▶ _SHORT PROBLEM_
Your task is to copy each line that has the word "React".

▶ _DATA SHOWN_
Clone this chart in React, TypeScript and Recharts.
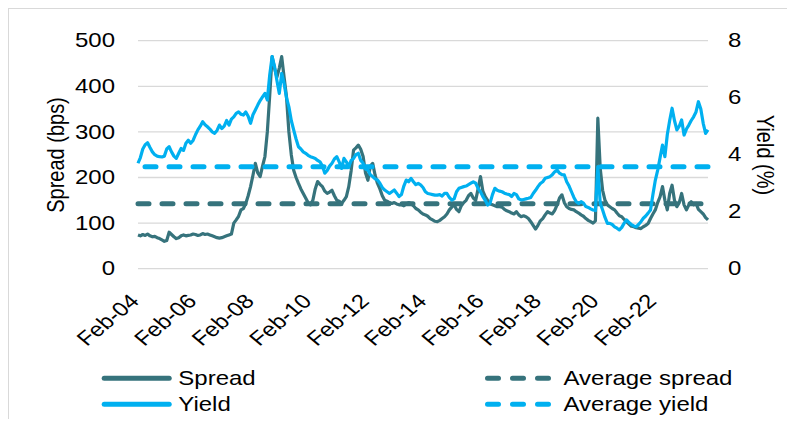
import React from "react";
import { LineChart, Line, XAxis, YAxis, CartesianGrid, ReferenceLine } from "recharts";

const TEAL = "#36737C";
const BLUE = "#00B0F0";
const FONT = "'Liberation Sans', Arial, sans-serif";
const SX = 1.2; // reference text is stretched horizontally

const MONTH_NAMES = ["Jan", "Feb", "Mar", "Apr", "May", "Jun", "Jul", "Aug", "Sep", "Oct", "Nov", "Dec"];
const START_YEAR = 2004;
const START_MONTH = 1; // Feb

// spread, bps (monthly, Feb-04 .. Dec-23)
const spread = [
  74, 72, 75, 73, 76, 72, 70, 71, 68, 66, 63, 60,
  62, 80, 75, 70, 66, 68, 72, 74, 72, 73, 74, 76,
  75, 73, 74, 77, 75, 76, 74, 72, 70, 68, 67, 68,
  70, 72, 74, 76, 100, 107, 115, 129, 132, 143, 160, 180,
  205, 231, 210, 202, 225, 246, 300, 380, 465, 440, 420, 440,
  465, 420, 377, 300, 250, 216, 200, 187, 175, 165, 155, 145,
  140, 150, 175, 191, 185, 180, 170, 165, 168, 172, 160, 150,
  148, 143, 150, 158, 180, 215, 260, 265, 271, 262, 246, 210,
  194, 225, 231, 205, 187, 175, 160, 150, 148, 145, 143, 145,
  142, 140, 140, 138, 142, 145, 143, 138, 132, 129, 124, 120,
  118, 115, 110, 107, 104, 103, 106, 110, 114, 120, 129, 135,
  140, 130, 125, 138, 145, 150, 160, 165, 155, 150, 175, 202,
  170, 158, 150, 142, 140, 138, 136, 136, 135, 130, 127, 125,
  122, 120, 125, 118, 114, 116, 114, 110, 103, 95, 87, 95,
  105, 110, 118, 125, 122, 120, 128, 140, 155, 162, 145, 136,
  132, 130, 129, 125, 122, 118, 115, 110, 106, 103, 100, 105,
  330, 220, 172, 150, 140, 136, 132, 129, 122, 116, 114, 108,
  103, 98, 93, 92, 90, 89, 88, 92, 95, 99, 110, 120,
  129, 145, 158, 180, 150, 129, 165, 183, 150, 136, 145, 165,
  140, 129, 140, 147, 140, 143, 130, 125, 120, 112, 107,
];

// yield, %
const yieldPct = [
  3.7, 3.9, 4.2, 4.35, 4.42, 4.25, 4.1, 4.0, 3.95, 3.93, 3.92, 3.95,
  4.2, 4.28, 4.1, 3.95, 3.87, 4.05, 4.22, 4.15, 4.4, 4.51, 4.4, 4.5,
  4.7, 4.87, 5.0, 5.16, 5.05, 4.98, 4.9, 4.8, 4.75, 4.85, 5.04, 4.92,
  5.0, 5.2, 5.04, 5.25, 5.33, 5.45, 5.5, 5.42, 5.39, 5.5, 5.35, 5.1,
  5.4, 5.57, 5.74, 5.9, 6.03, 6.15, 5.92, 6.8, 7.44, 7.1, 6.6, 6.15,
  6.85, 6.5, 6.0, 5.68, 5.2, 4.87, 4.55, 4.28, 4.2, 4.1, 4.05, 3.98,
  3.93, 3.9, 3.87, 3.8, 3.75, 3.6, 3.35, 3.45, 3.6, 3.7, 3.85, 3.93,
  3.75, 3.52, 3.87, 3.75, 3.58, 3.8, 3.87, 4.0, 4.05, 3.8, 3.7, 3.5,
  3.46, 3.3, 3.23, 3.15, 3.11, 3.0, 2.85, 2.76, 2.7, 2.64, 2.7, 2.76,
  2.65, 2.53, 2.6, 2.9, 3.11, 3.05, 3.17, 3.05, 2.95, 2.99, 2.94, 2.85,
  2.7, 2.64, 2.62, 2.6, 2.58, 2.58, 2.6, 2.55, 2.64, 2.64, 2.5, 2.41,
  2.45, 2.7, 2.82, 2.85, 2.88, 2.9, 2.95, 3.0, 3.05, 3.0, 2.82, 2.7,
  2.53, 2.4, 2.23, 2.3, 2.6, 2.82, 2.75, 2.72, 2.7, 2.65, 2.62, 2.6,
  2.53, 2.64, 2.6, 2.45, 2.41, 2.43, 2.45, 2.47, 2.5, 2.64, 2.75, 2.88,
  2.99, 3.05, 3.17, 3.2, 3.23, 3.3, 3.4, 3.46, 3.35, 3.3, 3.29, 3.05,
  2.9, 2.7, 2.5, 2.35, 2.29, 2.35, 2.3, 2.18, 2.15, 2.1, 2.06, 2.04,
  3.58, 2.3, 2.06, 1.8, 1.59, 1.59, 1.55, 1.47, 1.42, 1.36, 1.45, 1.6,
  1.71, 1.62, 1.55, 1.5, 1.47, 1.55, 1.65, 1.77, 1.85, 1.95, 2.06, 2.6,
  3.1, 3.46, 3.9, 4.34, 3.93, 4.7, 5.2, 5.63, 5.2, 4.87, 5.0, 5.22,
  4.69, 4.9, 5.04, 5.2, 5.33, 5.5, 5.86, 5.6, 5.1, 4.75, 4.87,
];

const avgSpread = 142.5;
const avgYield = 3.58;

const spreadTicks = [0, 100, 200, 300, 400, 500];
const yieldTicks = [0, 2, 4, 6, 8];

const legendItems = [
  { name: "Spread", color: TEAL, dashed: false },
  { name: "Yield", color: BLUE, dashed: false },
  { name: "Average spread", color: TEAL, dashed: true },
  { name: "Average yield", color: BLUE, dashed: true },
];

const data = spread.map((s, i) => {
  const mi = START_MONTH + i;
  const yr = START_YEAR + Math.floor(mi / 12);
  return {
    date: `${MONTH_NAMES[mi % 12]}-${String(yr).slice(2)}`,
    spread: s,
    yield: yieldPct[i],
  };
});

const LeftTick = ({ x, y, payload }: any) => (
  <g transform={`translate(${x},${y}) scale(${SX},1)`}>
    <text x={0} y={0} textAnchor="end" dominantBaseline="central" fontSize={20} fill="#000" fontFamily={FONT}>
      {payload.value}
    </text>
  </g>
);

const RightTick = ({ x, y, payload }: any) => (
  <g transform={`translate(${x},${y}) scale(${SX},1)`}>
    <text x={0} y={0} textAnchor="start" dominantBaseline="central" fontSize={20} fill="#000" fontFamily={FONT}>
      {payload.value}
    </text>
  </g>
);

const DateTick = ({ x, y, payload }: any) => (
  <g transform={`translate(${x - 3.3},${y + 28.8}) scale(${SX},1) rotate(-45)`}>
    <text x={0} y={0} textAnchor="end" dominantBaseline="central" fontSize={20} fill="#000" fontFamily={FONT}>
      {payload.value}
    </text>
  </g>
);

const axisTitle = (text: string, x: number, y: number, angle: number) => () => (
  <text
    transform={`translate(${x},${y}) scale(${SX},1) rotate(${angle})`}
    textAnchor="middle"
    dominantBaseline="central"
    fontSize={20}
    fill="#000"
    fontFamily={FONT}
  >
    {text}
  </text>
);

function LegendOverlay() {
  const cols = [92.7, 476];
  const rows = [369.3, 395.3];
  return (
    <svg width={778} height={410} style={{ position: "absolute", left: 0, top: 0, pointerEvents: "none" }}>
      {legendItems.map((it, i) => {
        const x = cols[it.dashed ? 1 : 0];
        const y = rows[i % 2];
        const len = it.dashed ? 66 : 70;
        const gap = it.dashed ? 12.5 : 6.6;
        return (
          <g key={it.name}>
            <line
              x1={x + 2.5}
              x2={x + len - 2.5}
              y1={y}
              y2={y}
              stroke={it.color}
              strokeWidth={5}
              strokeLinecap="round"
              strokeDasharray={it.dashed ? "11 14" : undefined}
            />
            <g transform={`translate(${x + len + gap},${y}) scale(${SX},1)`}>
              <text x={0} y={0} dominantBaseline="central" fontSize={20} fill="#000" fontFamily={FONT}>
                {it.name}
              </text>
            </g>
          </g>
        );
      })}
    </svg>
  );
}

export default function App() {
  return (
    <div
      style={{
        position: "relative",
        width: 778,
        height: 410,
        borderLeft: "1px solid #D9D9D9",
        borderTop: "1px solid #D9D9D9",
        background: "#fff",
        overflow: "hidden",
      }}
    >
      <LineChart width={778} height={410} data={data} margin={{ top: 31.7, right: 0, left: 0, bottom: 0 }}>
        <CartesianGrid yAxisId="left" vertical={false} stroke="#D9D9D9" strokeWidth={1.3} />
        <XAxis
          dataKey="date"
          interval={23}
          height={150.3}
          tickSize={0}
          tickMargin={0}
          axisLine={false}
          tickLine={false}
          tick={<DateTick />}
        />
        <YAxis
          yAxisId="left"
          orientation="left"
          width={129}
          domain={[0, 500]}
          ticks={spreadTicks}
          axisLine={false}
          tickLine={false}
          tickSize={6}
          tickMargin={17}
          tick={<LeftTick />}
          label={{ content: axisTitle("Spread (bps)", 47, 146, -90) }}
        />
        <YAxis
          yAxisId="right"
          orientation="right"
          width={79}
          domain={[0, 8]}
          ticks={yieldTicks}
          axisLine={false}
          tickLine={false}
          tickSize={6}
          tickMargin={14}
          tick={<RightTick />}
          label={{ content: axisTitle("Yield (%)", 756, 146, 90) }}
        />
        <Line
          yAxisId="left"
          type="linear"
          dataKey="spread"
          stroke={TEAL}
          strokeWidth={3.2}
          dot={false}
          activeDot={false}
          strokeLinejoin="round"
          isAnimationActive={false}
        />
        <ReferenceLine
          yAxisId="left"
          y={avgSpread}
          stroke={TEAL}
          strokeWidth={5}
          strokeDasharray="11 13"
          strokeLinecap="round"
        />
        <Line
          yAxisId="right"
          type="linear"
          dataKey="yield"
          stroke={BLUE}
          strokeWidth={3.2}
          dot={false}
          activeDot={false}
          strokeLinejoin="round"
          isAnimationActive={false}
        />
        <ReferenceLine
          yAxisId="right"
          y={avgYield}
          stroke={BLUE}
          strokeWidth={5}
          strokeDasharray="11 13"
          strokeLinecap="round"
        />
      </LineChart>
      <LegendOverlay />
    </div>
  );
}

▶ _SOLUTION TO THIS EXERCISE_
Clone this chart in React, TypeScript and Recharts.
import React from "react";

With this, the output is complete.